--- What is expected ---
Transcribe each line of the material as it is, and drop any picture.

--- Supplied material ---

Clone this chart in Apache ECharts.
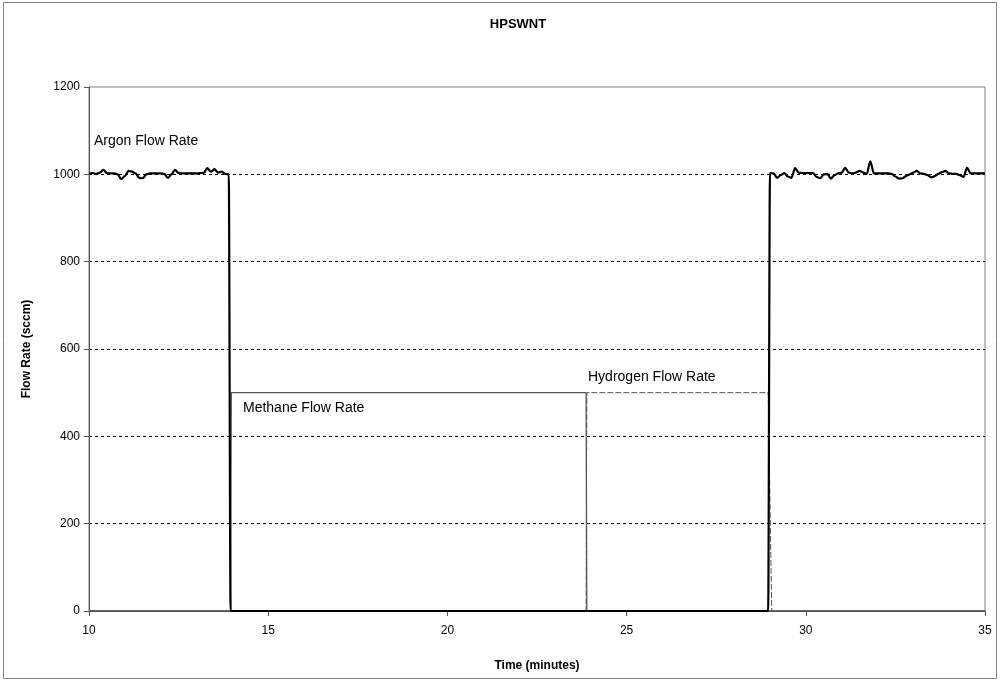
<!DOCTYPE html>
<html>
<head>
<meta charset="utf-8">
<title>HPSWNT</title>
<script src="https://cdn.jsdelivr.net/npm/echarts@6/dist/echarts.min.js"></script>
<style>
  html, body { margin: 0; padding: 0; background: #fff; }
  #chart { width: 1001px; height: 682px; }
</style>
</head>
<body>
<div id="chart"></div>
<script>
// Gas flow rates during the HPSWNT run (time in minutes, flow in sccm)
const argonTime = [
  10.0, 10.1, 10.2, 10.3, 10.4, 10.5, 10.6, 10.7, 10.8, 10.9,
  11.0, 11.1, 11.2, 11.3, 11.4, 11.5, 11.6, 11.7, 11.8, 11.9,
  12.0, 12.1, 12.2, 12.3, 12.4, 12.5, 12.6, 12.7, 12.8, 12.9,
  13.0, 13.1, 13.2, 13.3, 13.4, 13.5, 13.6, 13.7, 13.8, 13.9,
  13.95, 28.95,
  29.0, 29.1, 29.2, 29.3, 29.4, 29.5, 29.6, 29.7, 29.8, 29.9,
  30.0, 30.1, 30.2, 30.3, 30.4, 30.5, 30.6, 30.7, 30.8, 30.9,
  31.0, 31.1, 31.2, 31.3, 31.4, 31.5, 31.6, 31.7, 31.8, 31.9,
  32.0, 32.1, 32.2, 32.3, 32.4, 32.5, 32.6, 32.7, 32.8, 32.9,
  33.0, 33.1, 33.2, 33.3, 33.4, 33.5, 33.6, 33.7, 33.8, 33.9,
  34.0, 34.1, 34.2, 34.3, 34.4, 34.5, 34.6, 34.7, 34.8, 34.9, 35.0
];
const argonFlow = [
  1002, 1003, 1001, 1004, 1010, 1003, 1002, 1002, 1000, 989,
  996, 1008, 1006, 1002, 992, 991, 1000, 1002, 1002, 1002,
  1002, 1001, 992, 1000, 1010, 1003, 1002, 1002, 1002, 1002,
  1002, 1003, 1003, 1014, 1006, 1012, 1004, 1006, 1001, 1000,
  0, 0,
  1003, 1002, 992, 998, 1003, 995, 992, 1014, 1004, 1003,
  1003, 1003, 1003, 994, 991, 1000, 1001, 990, 998, 1002,
  1004, 1015, 1004, 1002, 1004, 1008, 1004, 1001, 1030, 1002,
  1002, 1002, 1002, 1002, 1001, 995, 990, 991, 996, 1000,
  1004, 1008, 1002, 1001, 998, 993, 996, 1001, 1005, 1008,
  1002, 1001, 1001, 998, 994, 1015, 1002, 1002, 1002, 1002, 1002
];

const methaneTime = [10.0, 13.95, 13.97, 23.87, 23.89, 35.0];
const methaneFlow = [0, 0, 500, 500, 0, 0];

const hydrogenTime = [10.0, 23.87, 23.89, 28.95, 29.05, 35.0];
const hydrogenFlow = [0, 0, 500, 500, 0, 0];

const flowTicks = [0, 200, 400, 600, 800, 1000, 1200];
const timeTicks = [10, 15, 20, 25, 30, 35];

const seriesNames = ['Argon Flow Rate', 'Methane Flow Rate', 'Hydrogen Flow Rate'];

function pairs(t, v) { return t.map((x, i) => [x, v[i]]); }

const FONT = '"Liberation Sans", Arial, sans-serif';

const chart = echarts.init(document.getElementById('chart'), null, { renderer: 'canvas' });

chart.setOption({
  animation: false,
  backgroundColor: '#ffffff',
  textStyle: { fontFamily: FONT },
  title: {
    text: 'HPSWNT',
    left: 513,
    top: 13,
    textAlign: 'center',
    textStyle: { fontFamily: FONT, fontSize: 13, fontWeight: 'bold', color: '#000' }
  },
  grid: {
    left: 89, right: 16, top: 87, bottom: 71,
    show: true, borderColor: '#808080', borderWidth: 1, backgroundColor: '#ffffff'
  },
  xAxis: {
    type: 'value',
    min: timeTicks[0],
    max: timeTicks[timeTicks.length - 1],
    interval: 5,
    name: 'Time (minutes)',
    nameLocation: 'middle',
    nameGap: 49,
    nameTextStyle: { fontFamily: FONT, fontSize: 12, fontWeight: 'bold', color: '#000' },
    axisLine: { lineStyle: { color: '#555', width: 1 } },
    axisTick: { show: true, inside: false, length: 5, lineStyle: { color: '#555' } },
    axisLabel: { fontFamily: FONT, fontSize: 12, color: '#000', margin: 14, formatter: v => String(v) },
    splitLine: { show: false }
  },
  yAxis: {
    type: 'value',
    min: flowTicks[0],
    max: flowTicks[flowTicks.length - 1],
    interval: 200,
    name: 'Flow Rate (sccm)',
    nameLocation: 'middle',
    nameGap: 56,
    nameTextStyle: { fontFamily: FONT, fontSize: 12, fontWeight: 'bold', color: '#000' },
    axisLine: { show: true, lineStyle: { color: '#555', width: 1 } },
    axisTick: { show: true, inside: false, length: 5, lineStyle: { color: '#555' } },
    axisLabel: { fontFamily: FONT, fontSize: 12, color: '#000', margin: 9, formatter: v => String(v) },
    splitLine: {
      show: true,
      lineStyle: {
        color: ['#000', '#000', '#000', '#000', '#000', '#000', 'rgba(0,0,0,0)'],
        type: [3, 3],
        width: 1
      }
    }
  },
  series: [
    {
      name: seriesNames[2],
      type: 'line',
      data: pairs(hydrogenTime, hydrogenFlow),
      showSymbol: false,
      z: 3,
      lineStyle: { color: '#555', width: 1, type: [6, 2] }
    },
    {
      name: seriesNames[1],
      type: 'line',
      data: pairs(methaneTime, methaneFlow),
      showSymbol: false,
      z: 4,
      lineStyle: { color: '#555', width: 1.3 }
    },
    {
      name: seriesNames[0],
      type: 'line',
      data: pairs(argonTime, argonFlow),
      showSymbol: false,
      smooth: 0.3,
      smoothMonotone: 'x',
      z: 5,
      lineStyle: { color: '#000', width: 2.2, join: 'round' }
    }
  ],
  graphic: [
    {
      type: 'rect',
      shape: { x: 3.5, y: 2.5, width: 993, height: 676 },
      style: { fill: 'none', stroke: '#808080', lineWidth: 1 },
      silent: true,
      z: 100
    },
    {
      type: 'text', left: 94, top: 134,
      style: { text: seriesNames[0], font: '14px ' + FONT, fill: '#000' }
    },
    {
      type: 'text', left: 243, top: 401,
      style: { text: seriesNames[1], font: '14px ' + FONT, fill: '#000' }
    },
    {
      type: 'text', left: 588, top: 370,
      style: { text: seriesNames[2], font: '14px ' + FONT, fill: '#000' }
    }
  ]
});
</script>
</body>
</html>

---

--- Reply to the exercise ---
Clone this chart in Apache ECharts.
<!DOCTYPE html>
<html>
<head>
<meta charset="utf-8">
<title>HPSWNT</title>
<script src="https://cdn.jsdelivr.net/npm/echarts@6/dist/echarts.min.js"></script>
<style>
  html, body { margin: 0; padding: 0; background: #fff; }
  #chart { width: 1001px; height: 682px; }
</style>
</head>
<body>
<div id="chart"></div>
<script>
// Gas flow rates during the HPSWNT run (time in minutes, flow in sccm)
const argonTime = [
  10.0, 10.1, 10.2, 10.3, 10.4, 10.5, 10.6, 10.7, 10.8, 10.9,
  11.0, 11.1, 11.2, 11.3, 11.4, 11.5, 11.6, 11.7, 11.8, 11.9,
  12.0, 12.1, 12.2, 12.3, 12.4, 12.5, 12.6, 12.7, 12.8, 12.9,
  13.0, 13.1, 13.2, 13.3, 13.4, 13.5, 13.6, 13.7, 13.8, 13.9,
  13.95, 28.95,
  29.0, 29.1, 29.2, 29.3, 29.4, 29.5, 29.6, 29.7, 29.8, 29.9,
  30.0, 30.1, 30.2, 30.3, 30.4, 30.5, 30.6, 30.7, 30.8, 30.9,
  31.0, 31.1, 31.2, 31.3, 31.4, 31.5, 31.6, 31.7, 31.8, 31.9,
  32.0, 32.1, 32.2, 32.3, 32.4, 32.5, 32.6, 32.7, 32.8, 32.9,
  33.0, 33.1, 33.2, 33.3, 33.4, 33.5, 33.6, 33.7, 33.8, 33.9,
  34.0, 34.1, 34.2, 34.3, 34.4, 34.5, 34.6, 34.7, 34.8, 34.9, 35.0
];
const argonFlow = [
  1002, 1003, 1001, 1004, 1010, 1003, 1002, 1002, 1000, 989,
  996, 1008, 1006, 1002, 992, 991, 1000, 1002, 1002, 1002,
  1002, 1001, 992, 1000, 1010, 1003, 1002, 1002, 1002, 1002,
  1002, 1003, 1003, 1014, 1006, 1012, 1004, 1006, 1001, 1000,
  0, 0,
  1003, 1002, 992, 998, 1003, 995, 992, 1014, 1004, 1003,
  1003, 1003, 1003, 994, 991, 1000, 1001, 990, 998, 1002,
  1004, 1015, 1004, 1002, 1004, 1008, 1004, 1001, 1030, 1002,
  1002, 1002, 1002, 1002, 1001, 995, 990, 991, 996, 1000,
  1004, 1008, 1002, 1001, 998, 993, 996, 1001, 1005, 1008,
  1002, 1001, 1001, 998, 994, 1015, 1002, 1002, 1002, 1002, 1002
];

const methaneTime = [10.0, 13.95, 13.97, 23.87, 23.89, 35.0];
const methaneFlow = [0, 0, 500, 500, 0, 0];

const hydrogenTime = [10.0, 23.87, 23.89, 28.95, 29.05, 35.0];
const hydrogenFlow = [0, 0, 500, 500, 0, 0];

const flowTicks = [0, 200, 400, 600, 800, 1000, 1200];
const timeTicks = [10, 15, 20, 25, 30, 35];

const seriesNames = ['Argon Flow Rate', 'Methane Flow Rate', 'Hydrogen Flow Rate'];

function pairs(t, v) { return t.map((x, i) => [x, v[i]]); }

const FONT = '"Liberation Sans", Arial, sans-serif';

const chart = echarts.init(document.getElementById('chart'), null, { renderer: 'canvas' });

chart.setOption({
  animation: false,
  backgroundColor: '#ffffff',
  textStyle: { fontFamily: FONT },
  title: {
    text: 'HPSWNT',
    left: 513,
    top: 13,
    textAlign: 'center',
    textStyle: { fontFamily: FONT, fontSize: 13, fontWeight: 'bold', color: '#000' }
  },
  grid: {
    left: 89, right: 16, top: 87, bottom: 71,
    show: true, borderColor: '#808080', borderWidth: 1, backgroundColor: '#ffffff'
  },
  xAxis: {
    type: 'value',
    min: timeTicks[0],
    max: timeTicks[timeTicks.length - 1],
    interval: 5,
    name: 'Time (minutes)',
    nameLocation: 'middle',
    nameGap: 49,
    nameTextStyle: { fontFamily: FONT, fontSize: 12, fontWeight: 'bold', color: '#000' },
    axisLine: { lineStyle: { color: '#555', width: 1 } },
    axisTick: { show: true, inside: false, length: 5, lineStyle: { color: '#555' } },
    axisLabel: { fontFamily: FONT, fontSize: 12, color: '#000', margin: 14, formatter: v => String(v) },
    splitLine: { show: false }
  },
  yAxis: {
    type: 'value',
    min: flowTicks[0],
    max: flowTicks[flowTicks.length - 1],
    interval: 200,
    name: 'Flow Rate (sccm)',
    nameLocation: 'middle',
    nameGap: 56,
    nameTextStyle: { fontFamily: FONT, fontSize: 12, fontWeight: 'bold', color: '#000' },
    axisLine: { show: true, lineStyle: { color: '#555', width: 1 } },
    axisTick: { show: true, inside: false, length: 5, lineStyle: { color: '#555' } },
    axisLabel: { fontFamily: FONT, fontSize: 12, color: '#000', margin: 9, formatter: v => String(v) },
    splitLine: {
      show: true,
      lineStyle: {
        color: ['#000', '#000', '#000', '#000', '#000', '#000', 'rgba(0,0,0,0)'],
        type: [3, 3],
        width: 1
      }
    }
  },
  series: [
    {
      name: seriesNames[2],
      type: 'line',
      data: pairs(hydrogenTime, hydrogenFlow),
      showSymbol: false,
      z: 3,
      lineStyle: { color: '#555', width: 1, type: [6, 2] }
    },
    {
      name: seriesNames[1],
      type: 'line',
      data: pairs(methaneTime, methaneFlow),
      showSymbol: false,
      z: 4,
      lineStyle: { color: '#555', width: 1.3 }
    },
    {
      name: seriesNames[0],
      type: 'line',
      data: pairs(argonTime, argonFlow),
      showSymbol: false,
      smooth: 0.3,
      smoothMonotone: 'x',
      z: 5,
      lineStyle: { color: '#000', width: 2.2, join: 'round' }
    }
  ],
  graphic: [
    {
      type: 'rect',
      shape: { x: 3.5, y: 2.5, width: 993, height: 676 },
      style: { fill: 'none', stroke: '#808080', lineWidth: 1 },
      silent: true,
      z: 100
    },
    {
      type: 'text', left: 94, top: 134,
      style: { text: seriesNames[0], font: '14px ' + FONT, fill: '#000' }
    },
    {
      type: 'text', left: 243, top: 401,
      style: { text: seriesNames[1], font: '14px ' + FONT, fill: '#000' }
    },
    {
      type: 'text', left: 588, top: 370,
      style: { text: seriesNames[2], font: '14px ' + FONT, fill: '#000' }
    }
  ]
});
</script>
</body>
</html>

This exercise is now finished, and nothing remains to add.